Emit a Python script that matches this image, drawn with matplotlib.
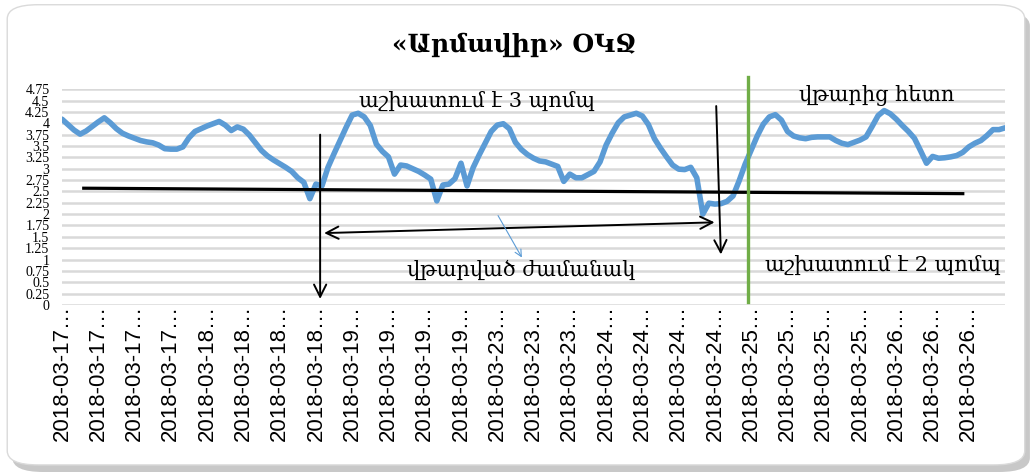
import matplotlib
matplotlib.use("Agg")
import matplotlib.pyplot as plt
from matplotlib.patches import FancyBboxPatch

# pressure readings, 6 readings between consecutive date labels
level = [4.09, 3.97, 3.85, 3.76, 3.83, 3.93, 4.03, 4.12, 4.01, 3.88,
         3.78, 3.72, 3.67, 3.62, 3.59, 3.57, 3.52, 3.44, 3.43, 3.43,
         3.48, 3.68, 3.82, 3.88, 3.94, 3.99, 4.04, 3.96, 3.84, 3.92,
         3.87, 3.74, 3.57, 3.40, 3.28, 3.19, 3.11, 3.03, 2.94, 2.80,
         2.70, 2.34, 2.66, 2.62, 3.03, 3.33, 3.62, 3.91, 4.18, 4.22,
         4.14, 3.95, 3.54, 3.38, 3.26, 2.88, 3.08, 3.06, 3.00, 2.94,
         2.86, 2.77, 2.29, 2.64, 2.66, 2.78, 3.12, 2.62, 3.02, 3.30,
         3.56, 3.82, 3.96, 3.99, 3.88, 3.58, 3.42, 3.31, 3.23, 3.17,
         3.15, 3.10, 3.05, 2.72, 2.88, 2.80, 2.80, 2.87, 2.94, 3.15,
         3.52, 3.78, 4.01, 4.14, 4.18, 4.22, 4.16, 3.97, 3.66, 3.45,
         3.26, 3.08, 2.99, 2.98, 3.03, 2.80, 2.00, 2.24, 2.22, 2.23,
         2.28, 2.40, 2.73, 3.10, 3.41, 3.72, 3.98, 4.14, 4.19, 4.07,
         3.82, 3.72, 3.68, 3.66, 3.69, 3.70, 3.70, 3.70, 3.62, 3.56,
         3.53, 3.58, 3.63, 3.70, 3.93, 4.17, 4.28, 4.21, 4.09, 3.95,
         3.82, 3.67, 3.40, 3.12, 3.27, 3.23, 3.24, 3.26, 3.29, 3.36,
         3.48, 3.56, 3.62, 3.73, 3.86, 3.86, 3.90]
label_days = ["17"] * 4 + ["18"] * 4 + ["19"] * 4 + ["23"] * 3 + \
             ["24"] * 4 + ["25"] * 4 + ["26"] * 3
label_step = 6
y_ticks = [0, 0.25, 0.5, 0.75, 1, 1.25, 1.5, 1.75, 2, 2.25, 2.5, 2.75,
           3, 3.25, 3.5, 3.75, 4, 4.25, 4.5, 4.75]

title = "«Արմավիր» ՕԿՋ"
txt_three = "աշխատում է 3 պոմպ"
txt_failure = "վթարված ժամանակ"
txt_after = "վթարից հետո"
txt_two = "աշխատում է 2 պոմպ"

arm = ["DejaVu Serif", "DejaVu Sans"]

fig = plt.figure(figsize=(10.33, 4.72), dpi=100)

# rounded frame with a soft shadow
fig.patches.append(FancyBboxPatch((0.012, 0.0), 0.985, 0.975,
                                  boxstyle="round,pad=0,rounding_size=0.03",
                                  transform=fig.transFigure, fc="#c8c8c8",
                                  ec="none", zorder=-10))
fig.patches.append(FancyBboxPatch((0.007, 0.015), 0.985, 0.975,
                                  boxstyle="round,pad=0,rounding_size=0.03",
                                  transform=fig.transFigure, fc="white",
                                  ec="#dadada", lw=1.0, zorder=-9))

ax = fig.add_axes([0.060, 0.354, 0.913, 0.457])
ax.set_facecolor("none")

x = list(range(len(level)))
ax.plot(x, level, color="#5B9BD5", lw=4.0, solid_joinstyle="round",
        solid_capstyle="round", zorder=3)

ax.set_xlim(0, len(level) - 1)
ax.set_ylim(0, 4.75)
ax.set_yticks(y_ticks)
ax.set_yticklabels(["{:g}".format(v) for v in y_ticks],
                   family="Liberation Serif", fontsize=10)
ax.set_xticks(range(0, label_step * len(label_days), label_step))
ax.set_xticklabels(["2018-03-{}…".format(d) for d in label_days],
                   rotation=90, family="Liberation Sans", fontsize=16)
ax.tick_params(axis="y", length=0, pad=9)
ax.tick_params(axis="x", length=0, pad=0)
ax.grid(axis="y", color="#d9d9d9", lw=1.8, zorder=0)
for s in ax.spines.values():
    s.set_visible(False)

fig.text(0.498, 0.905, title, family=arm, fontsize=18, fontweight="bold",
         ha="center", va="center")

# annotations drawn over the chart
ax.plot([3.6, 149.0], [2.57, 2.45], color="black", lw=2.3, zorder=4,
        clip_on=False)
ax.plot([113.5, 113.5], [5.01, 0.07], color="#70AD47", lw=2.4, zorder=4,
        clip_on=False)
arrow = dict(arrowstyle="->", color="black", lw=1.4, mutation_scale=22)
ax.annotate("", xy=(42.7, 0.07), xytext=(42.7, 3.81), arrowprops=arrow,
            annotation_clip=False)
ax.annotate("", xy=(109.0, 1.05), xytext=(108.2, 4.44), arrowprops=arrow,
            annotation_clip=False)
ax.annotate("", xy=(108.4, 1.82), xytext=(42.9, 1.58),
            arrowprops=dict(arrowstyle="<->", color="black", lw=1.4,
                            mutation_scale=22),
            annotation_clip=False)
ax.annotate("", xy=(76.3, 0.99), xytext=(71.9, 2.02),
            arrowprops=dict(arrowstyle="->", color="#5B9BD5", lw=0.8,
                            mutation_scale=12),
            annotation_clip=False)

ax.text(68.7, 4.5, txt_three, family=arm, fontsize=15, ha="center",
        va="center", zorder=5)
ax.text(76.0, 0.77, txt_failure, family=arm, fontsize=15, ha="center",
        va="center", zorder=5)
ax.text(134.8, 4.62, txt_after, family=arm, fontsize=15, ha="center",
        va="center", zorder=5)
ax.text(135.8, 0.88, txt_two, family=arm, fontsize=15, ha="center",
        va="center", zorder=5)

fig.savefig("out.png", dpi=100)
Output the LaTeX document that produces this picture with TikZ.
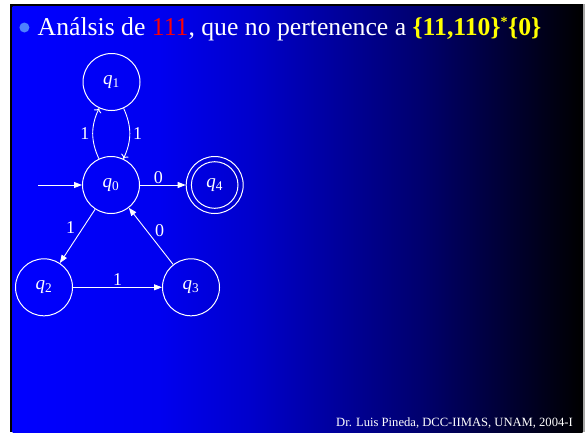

□ □ □ □

Quote the preceding records in their entirety, excluding every picture.

Emit a Python script that matches this image, drawn with matplotlib.
import matplotlib
matplotlib.use("Agg")
import matplotlib.pyplot as plt
from matplotlib.patches import FancyBboxPatch

# pressure readings, 6 readings between consecutive date labels
level = [4.09, 3.97, 3.85, 3.76, 3.83, 3.93, 4.03, 4.12, 4.01, 3.88,
         3.78, 3.72, 3.67, 3.62, 3.59, 3.57, 3.52, 3.44, 3.43, 3.43,
         3.48, 3.68, 3.82, 3.88, 3.94, 3.99, 4.04, 3.96, 3.84, 3.92,
         3.87, 3.74, 3.57, 3.40, 3.28, 3.19, 3.11, 3.03, 2.94, 2.80,
         2.70, 2.34, 2.66, 2.62, 3.03, 3.33, 3.62, 3.91, 4.18, 4.22,
         4.14, 3.95, 3.54, 3.38, 3.26, 2.88, 3.08, 3.06, 3.00, 2.94,
         2.86, 2.77, 2.29, 2.64, 2.66, 2.78, 3.12, 2.62, 3.02, 3.30,
         3.56, 3.82, 3.96, 3.99, 3.88, 3.58, 3.42, 3.31, 3.23, 3.17,
         3.15, 3.10, 3.05, 2.72, 2.88, 2.80, 2.80, 2.87, 2.94, 3.15,
         3.52, 3.78, 4.01, 4.14, 4.18, 4.22, 4.16, 3.97, 3.66, 3.45,
         3.26, 3.08, 2.99, 2.98, 3.03, 2.80, 2.00, 2.24, 2.22, 2.23,
         2.28, 2.40, 2.73, 3.10, 3.41, 3.72, 3.98, 4.14, 4.19, 4.07,
         3.82, 3.72, 3.68, 3.66, 3.69, 3.70, 3.70, 3.70, 3.62, 3.56,
         3.53, 3.58, 3.63, 3.70, 3.93, 4.17, 4.28, 4.21, 4.09, 3.95,
         3.82, 3.67, 3.40, 3.12, 3.27, 3.23, 3.24, 3.26, 3.29, 3.36,
         3.48, 3.56, 3.62, 3.73, 3.86, 3.86, 3.90]
label_days = ["17"] * 4 + ["18"] * 4 + ["19"] * 4 + ["23"] * 3 + \
             ["24"] * 4 + ["25"] * 4 + ["26"] * 3
label_step = 6
y_ticks = [0, 0.25, 0.5, 0.75, 1, 1.25, 1.5, 1.75, 2, 2.25, 2.5, 2.75,
           3, 3.25, 3.5, 3.75, 4, 4.25, 4.5, 4.75]

title = "«Արմավիր» ՕԿՋ"
txt_three = "աշխատում է 3 պոմպ"
txt_failure = "վթարված ժամանակ"
txt_after = "վթարից հետո"
txt_two = "աշխատում է 2 պոմպ"

arm = ["DejaVu Serif", "DejaVu Sans"]

fig = plt.figure(figsize=(10.33, 4.72), dpi=100)

# rounded frame with a soft shadow
fig.patches.append(FancyBboxPatch((0.012, 0.0), 0.985, 0.975,
                                  boxstyle="round,pad=0,rounding_size=0.03",
                                  transform=fig.transFigure, fc="#c8c8c8",
                                  ec="none", zorder=-10))
fig.patches.append(FancyBboxPatch((0.007, 0.015), 0.985, 0.975,
                                  boxstyle="round,pad=0,rounding_size=0.03",
                                  transform=fig.transFigure, fc="white",
                                  ec="#dadada", lw=1.0, zorder=-9))

ax = fig.add_axes([0.060, 0.354, 0.913, 0.457])
ax.set_facecolor("none")

x = list(range(len(level)))
ax.plot(x, level, color="#5B9BD5", lw=4.0, solid_joinstyle="round",
        solid_capstyle="round", zorder=3)

ax.set_xlim(0, len(level) - 1)
ax.set_ylim(0, 4.75)
ax.set_yticks(y_ticks)
ax.set_yticklabels(["{:g}".format(v) for v in y_ticks],
                   family="Liberation Serif", fontsize=10)
ax.set_xticks(range(0, label_step * len(label_days), label_step))
ax.set_xticklabels(["2018-03-{}…".format(d) for d in label_days],
                   rotation=90, family="Liberation Sans", fontsize=16)
ax.tick_params(axis="y", length=0, pad=9)
ax.tick_params(axis="x", length=0, pad=0)
ax.grid(axis="y", color="#d9d9d9", lw=1.8, zorder=0)
for s in ax.spines.values():
    s.set_visible(False)

fig.text(0.498, 0.905, title, family=arm, fontsize=18, fontweight="bold",
         ha="center", va="center")

# annotations drawn over the chart
ax.plot([3.6, 149.0], [2.57, 2.45], color="black", lw=2.3, zorder=4,
        clip_on=False)
ax.plot([113.5, 113.5], [5.01, 0.07], color="#70AD47", lw=2.4, zorder=4,
        clip_on=False)
arrow = dict(arrowstyle="->", color="black", lw=1.4, mutation_scale=22)
ax.annotate("", xy=(42.7, 0.07), xytext=(42.7, 3.81), arrowprops=arrow,
            annotation_clip=False)
ax.annotate("", xy=(109.0, 1.05), xytext=(108.2, 4.44), arrowprops=arrow,
            annotation_clip=False)
ax.annotate("", xy=(108.4, 1.82), xytext=(42.9, 1.58),
            arrowprops=dict(arrowstyle="<->", color="black", lw=1.4,
                            mutation_scale=22),
            annotation_clip=False)
ax.annotate("", xy=(76.3, 0.99), xytext=(71.9, 2.02),
            arrowprops=dict(arrowstyle="->", color="#5B9BD5", lw=0.8,
                            mutation_scale=12),
            annotation_clip=False)

ax.text(68.7, 4.5, txt_three, family=arm, fontsize=15, ha="center",
        va="center", zorder=5)
ax.text(76.0, 0.77, txt_failure, family=arm, fontsize=15, ha="center",
        va="center", zorder=5)
ax.text(134.8, 4.62, txt_after, family=arm, fontsize=15, ha="center",
        va="center", zorder=5)
ax.text(135.8, 0.88, txt_two, family=arm, fontsize=15, ha="center",
        va="center", zorder=5)

fig.savefig("out.png", dpi=100)
Output the LaTeX document that produces this picture with TikZ.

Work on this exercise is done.